Weighted Pushdown Automata

  • Definition (WPDA): As PDA but \(\delta \subseteq Q \times \Gamma^* \times (\Sigma \cup \{\epsilon\}) \times Q \times \Gamma^* \times \mathbb{R}\).
  • Finite actions (multiset).
  • Run Weight: \(w(\pi) = \prod_{i=1}^n w_i\) over transition weights \(w_i\).
  • Stringsum: \(\mathcal{P}(y) = \sum_{\pi \in \Pi(\mathcal{P}, y)} w(\pi)\).
  • Recognizes \(y\) with weight \(\mathcal{P}(y)\).
  • Weighted Language: \(L(\mathcal{P}) = \{(y, \mathcal{P}(y)) \mid y \in \Sigma^*\}\).
  • Allsum: \(Z(\mathcal{P}) = \sum_{\pi \in \Pi(\mathcal{P})} w(\pi)\); normalizable if finite.
  • Probabilistic PDA (PPDA): Weights \(\geq 0\); for each config \((q, \gamma)\), sum to 1 over transitions with pop prefix of \(\gamma\).
  • Theorem: CFL iff PDA-recognizable; PCFG-generated iff PPDA-recognizable (Abney et al., 1999).
  • Theorem: Globally normalized WPDA can be locally normalized (to equivalent PPDA).
    • Proof: Convert to WCFG, locally normalize to PCFG (Theorem 4.2.2), convert back to PPDA (Abney et al., 1999; Butoi et al., 2022).

Pushdown Language Models

  • Definition: Language model \(p_{LM}\) is pushdown if \(L(p_{LM}) = L(\mathcal{P})\) for some WPDA.
  • Equivalent to context-free LM for single-stack (by PDA-CFG equivalence).
  • Induced LM: \(p_{LM^{\mathcal{P}}}(y) = \mathcal{P}(y) / Z(\mathcal{P})\).
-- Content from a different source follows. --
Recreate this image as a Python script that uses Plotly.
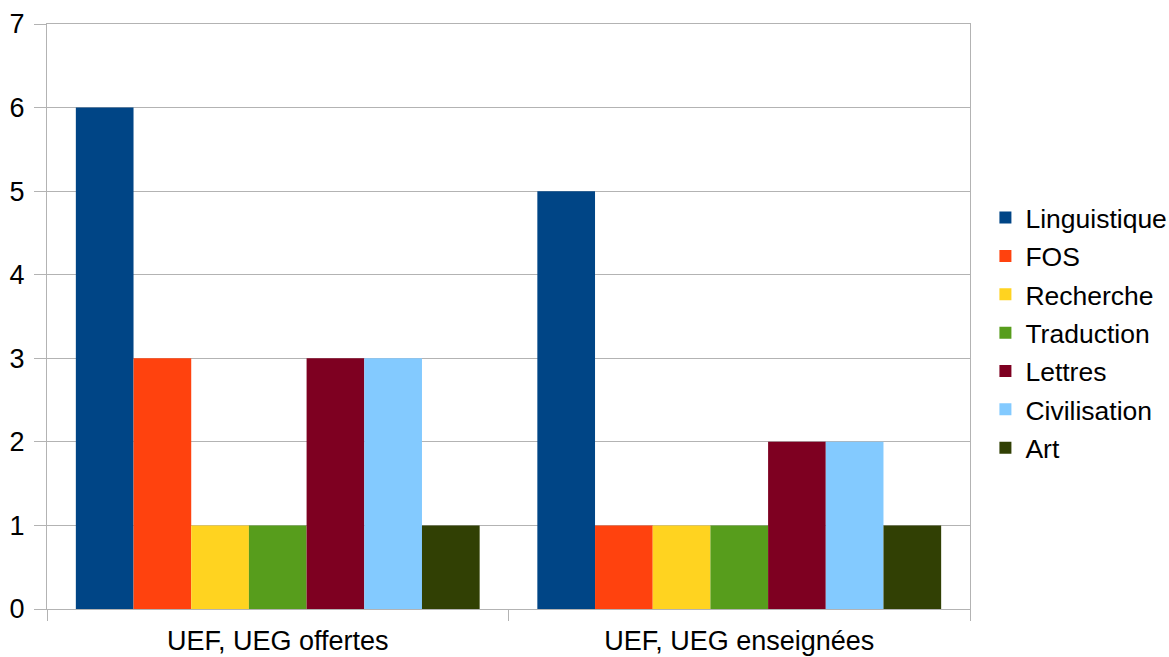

Multi-Stack Pushdown Automata

  • Extend to multiple stacks; 2-stack suffices for max expressivity.
  • Definition (2-PDA): \(\mathcal{P} = (\Sigma, Q, \Gamma_1, \Gamma_2, \delta, (q_\iota, \gamma_{\iota1}, \gamma_{\iota2}), (q_\varphi, \gamma_{\varphi1}, \gamma_{\varphi2}))\); \(\delta \subseteq Q \times \Gamma_1^* \times \Gamma_2^* \times (\Sigma \cup \{\epsilon\}) \times Q \times \Gamma_1^* \times \Gamma_2^*\).
  • Configurations \((q, \gamma_1, \gamma_2)\); runs/acceptance analogous.
  • 2-WPDA: Add \(\mathbb{R}\) to \(\delta\) for weights.
  • Probabilistic 2-PDA (2-PPDA): Weights \(\geq 0\); sum to 1 per config over transitions with pop prefixes.
  • Theorem: 2-PDA Turing complete (simulate TM tape with stacks; Theorem 8.13, Hopcroft et al., 2006).
  • Thus, weighted/probabilistic 2-PDA Turing complete; recognize distributions over recursively enumerable languages.
  • Theorem: Tightness of 2-PPDA undecidable.
    • Proof: Tight iff halts with prob 1 on inputs (measure on \(\Sigma^* \cup \Sigma^\infty\)). Simulate TM; equivalent to TM halting with prob 1 (halting problem variant, undecidable).
  • Example: Poisson over \(\{a^n \mid n \geq 0\}\) not context-free (Icard, 2020).